I think this is the standard linearly algebraic algebra course(Simultaneous Diagonalization); maybe the tag could be changed? –  awllower Dec 6 '11 at 14:24

2 Answers 2

Your question is equivalent to finding a matrix $S$ such that $S^\top XS=I$ and $S^\top YS$ is diagonal, where $$ X=\begin{pmatrix}2&0&0\\ 0&3&-1\\ 0&-1&3\end{pmatrix}, Y=\begin{pmatrix}1&3&-3\\ 3&3&1\\ -3&1&3\end{pmatrix}. $$ In a related question (BTW, the $X,Y$ here are exactly the same as the matrices $A,B$ in that question; is this a homework question or something else?), I have explained how to find a matrix $M$ such that both $M^\top XM=\Lambda_1$ and $M^\top YM=\Lambda_2$ for some diagonal matrices $\Lambda_1$ and $\Lambda_2$. Concretely, $$ M=\frac{1}{\sqrt{\lambda+4}} \begin{pmatrix} 2&1&0\\ -1&1&1\\ 1&0&1 \end{pmatrix} \begin{pmatrix}1&0&0\\0&\lambda-4&-2\\0&2&\lambda-4\end{pmatrix}, \quad \lambda=\frac{9+\sqrt{17}}{2}. $$ Now you may take $S=M\Lambda_1^{-1/2}$. The coefficients of $A$ can be read off from the first row of $S^\top$, and vice versa for $B$ and $C$. The coefficients $\alpha,\beta,\gamma$ are the diagonal entries of $S^\top YS$.

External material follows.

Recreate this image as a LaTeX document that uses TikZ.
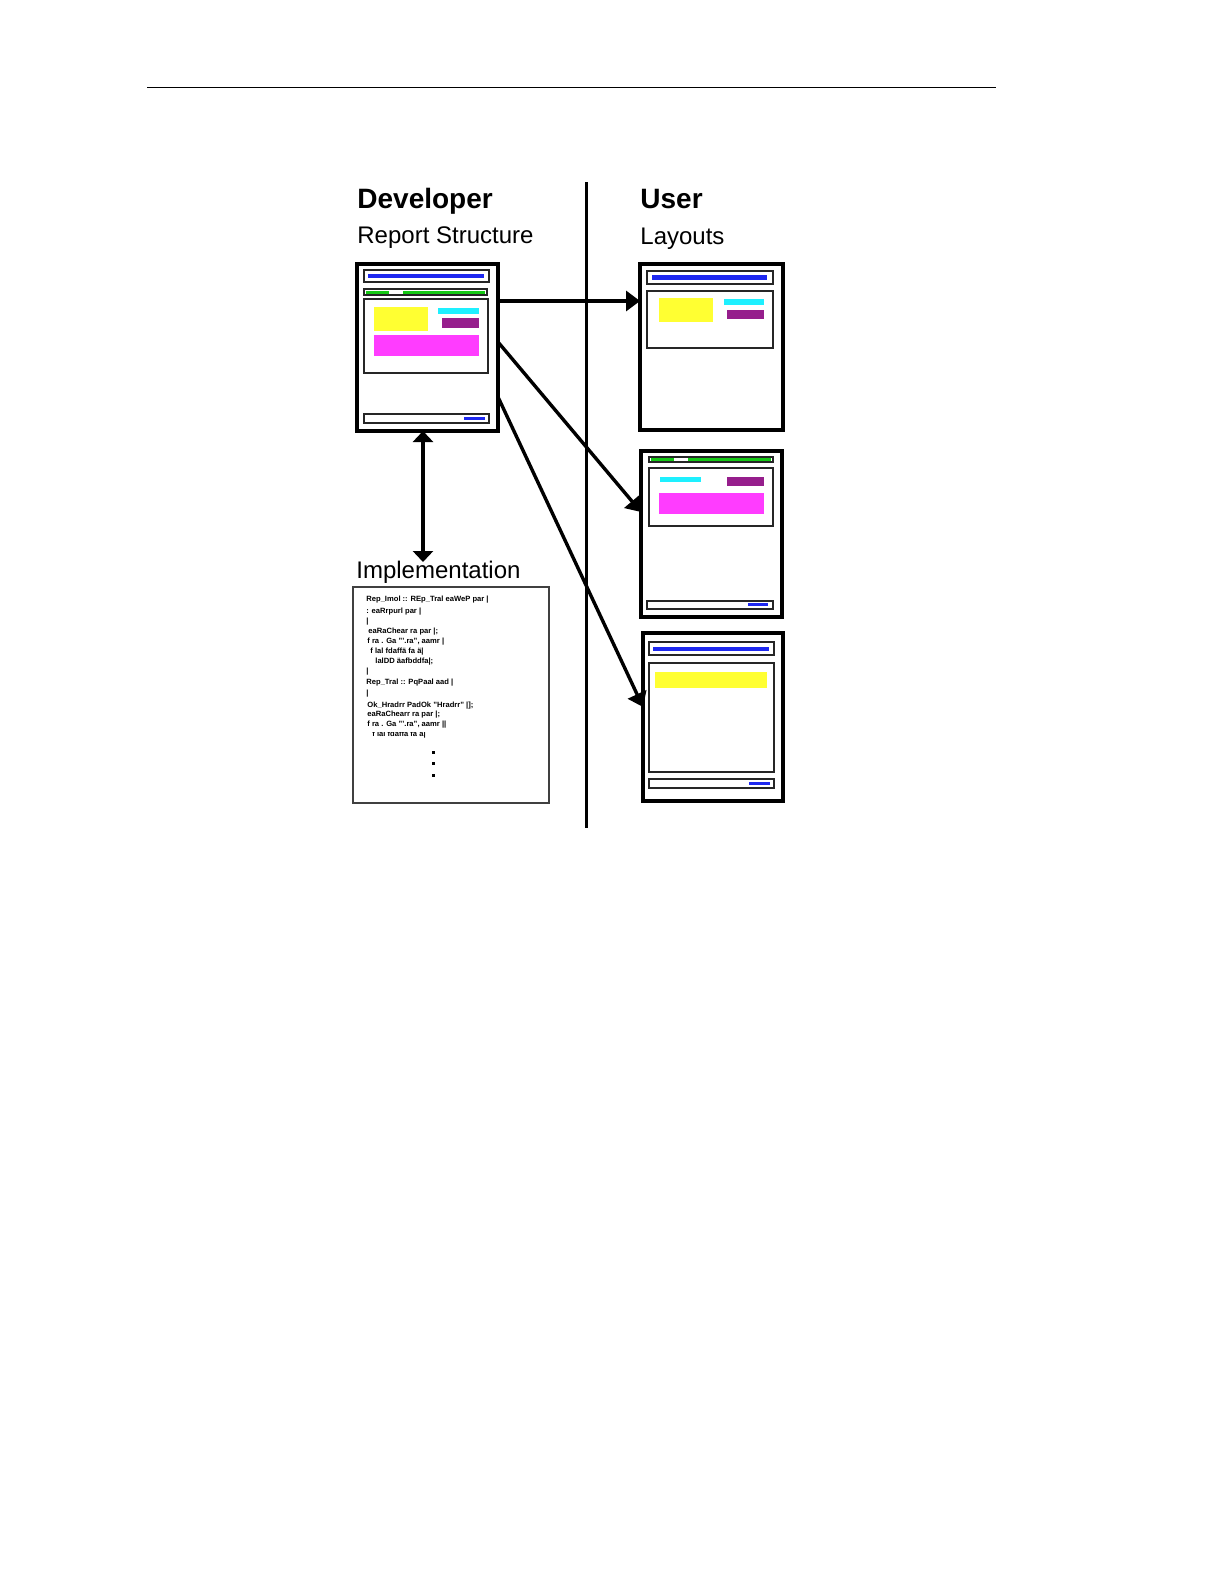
\documentclass[tikz,border=0pt]{standalone}
\usepackage{fontspec}
\setmainfont{Liberation Sans}
\usetikzlibrary{arrows.meta}
\definecolor{cblue}{RGB}{30,40,240}
\definecolor{cgreen}{RGB}{20,200,20}
\definecolor{cyellow}{RGB}{255,255,50}
\definecolor{ccyan}{RGB}{30,240,255}
\definecolor{cpurple}{RGB}{150,30,140}
\definecolor{cmagenta}{RGB}{255,60,255}
\tikzset{
  page/.style={draw=black, line width=1.7pt, fill=white, rectangle, inner sep=0pt, outer sep=0pt},
  inbox/.style={draw=black!85, line width=0.65pt},
  arr/.style={line width=1.7pt, -{Triangle[length=7pt,width=10pt]}},
  darr/.style={line width=1.7pt, {Triangle[length=5.5pt,width=10pt]}-{Triangle[length=5.5pt,width=10pt]}},
  title/.style={anchor=base west, inner sep=0pt, font=\fontsize{14}{16}\selectfont\bfseries},
  subtitle/.style={anchor=base west, inner sep=0pt, font=\fontsize{12}{14}\selectfont},
  code/.style={anchor=base west, inner sep=0pt, font=\fontsize{3.8}{4}\selectfont\bfseries},
}
\begin{document}
\begin{tikzpicture}[x=0.5pt, y=-0.5pt]
\useasboundingbox (0,0) rectangle (1224,1584);
% top rule
\draw[line width=0.5pt] (147,88) -- (996,88);
% divider
\draw[line width=1.5pt] (586,182) -- (586,828);

% titles
\node[title] (devt) at (357,208) {Developer};
\node[subtitle] (devs) at (357,243) {Report Structure};
\node[title] (usert) at (640,208) {User};
\node[subtitle] (users) at (640,244) {Layouts};
\node[subtitle] (implt) at (356,578) {Implementation};

% pages
\node[page, minimum width=70.5pt, minimum height=83.5pt] (dev) at (427.5,347.5) {};
\node[page, minimum width=71.5pt, minimum height=83pt] (r1) at (711.5,347) {};
\node[page, minimum width=70.5pt, minimum height=83pt] (r2) at (711.5,534) {};
\node[page, minimum width=70pt, minimum height=84pt] (r3) at (713,717) {};
\node[draw=black!75, line width=0.6pt, rectangle, minimum width=98pt, minimum height=108pt, inner sep=0pt] (impl) at (451,695) {};

% ---- developer page contents
\draw[inbox] (364,270) rectangle (489,282);
\fill[cblue] (368,274) rectangle (484,278);
\draw[inbox] (364,289) rectangle (487,295);
\fill[cgreen] (366,290.5) rectangle (485,293.5);
\fill[white] (389,290.5) rectangle (403,293.5);
\draw[inbox] (364,299) rectangle (488,373);
\fill[cyellow] (374,307) rectangle (428,331);
\fill[ccyan] (438,308) rectangle (479,314);
\fill[cpurple] (442,318) rectangle (479,328);
\fill[cmagenta] (374,335) rectangle (479,356);
\draw[inbox] (364,414) rectangle (489,423);
\fill[cblue] (464,417) rectangle (485,420);

% ---- right page 1
\draw[inbox] (647,271) rectangle (773,284);
\fill[cblue] (652,275) rectangle (767,280);
\draw[inbox] (647,291) rectangle (773,348);
\fill[cyellow] (659,298) rectangle (713,322);
\fill[ccyan] (724,299) rectangle (764,305);
\fill[cpurple] (727,310) rectangle (764,319);

% ---- right page 2
\draw[inbox] (649,457) rectangle (773,462);
\fill[cgreen] (651,458) rectangle (771,461);
\fill[white] (674,458) rectangle (688,461);
\draw[inbox] (649,468) rectangle (773,526);
\fill[ccyan] (660,477) rectangle (701,482);
\fill[cpurple] (727,477) rectangle (764,486);
\fill[cmagenta] (659,493) rectangle (764,514);
\draw[inbox] (647,601) rectangle (773,609);
\fill[cblue] (748,603) rectangle (768,606);

% ---- right page 3
\draw[inbox] (649,642) rectangle (774,655);
\fill[cblue] (653,647) rectangle (769,651);
\draw[inbox] (649,663) rectangle (774,772);
\fill[cyellow] (655,672) rectangle (767,688);
\draw[inbox] (649,779) rectangle (774,788);
\fill[cblue] (749,782) rectangle (770,785);

% ---- implementation code
\node[code] (c1) at (366,601.5) {Rep\_Imol :: REp\_Tral eaWeP par |};
\node[code] (c2) at (366,613.5) {: eaRrpurl par |};
\node[code] (c3) at (366,623.5) {|};
\node[code] (c4) at (368,633.2) {eaRaChear ra par |;};
\node[code] (c5) at (367,643.5) {f ra . Ga "'.ra", aamr |};
\node[code] (c6) at (370,653.2) {f lal fdaffä fa ä|};
\node[code] (c7) at (375,663.2) {lalDD äafbddfa|;};
\node[code] (c8) at (366,673.5) {|};
\node[code] (c9) at (366,684.8) {Rep\_Tral :: PqPaal aad |};
\node[code] (c10) at (366,695.8) {|};
\node[code] (c11) at (367,707.5) {Ok\_Hradrr PadOk "Hradrr" |];};
\node[code] (c12) at (367,716.8) {eaRaChearr ra par |;};
\node[code] (c13) at (367,726.5) {f ra . Ga "'.ra", aamr ||};
\begin{scope}
\clip (360,732) rectangle (540,740);
\node[code] (c14) at (372,736) {f lal fdaffä fa ä|};
\end{scope}
\fill (431.5,750.5) rectangle (434.5,753.5);
\fill (431.5,762) rectangle (434.5,765);
\fill (431.5,773.5) rectangle (434.5,776.5);

% ---- connectors
\draw[arr] (dev.east |- 0,301) -- (r1.west |- 0,301);
\draw[arr] (dev.east |- 0,342) -- (r2.west |- 0,512);
\draw[arr] (dev.east |- 0,397) -- (r3.west |- 0,707);
\coordinate (dtip) at (423,562);
\draw[darr] (dev.south -| dtip) -- (dtip);
\end{tikzpicture}
\end{document}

Another way of solving the problem is to find the square root of $X$, then orthogonally diagonalize $(\sqrt{X}^\top)^{-1}Y\sqrt{X}^{-1}$. In other words, if $\sqrt{X}$ is a matrix such that $\sqrt{X}^\top\sqrt{X}=X$, and $Q$ is an orthogonal matrix such that $Q^\top(\sqrt{X}^\top)^{-1}Y\sqrt{X}^{-1}Q$ is diagonal, then you may set $S=\sqrt{X}^{-1}Q$.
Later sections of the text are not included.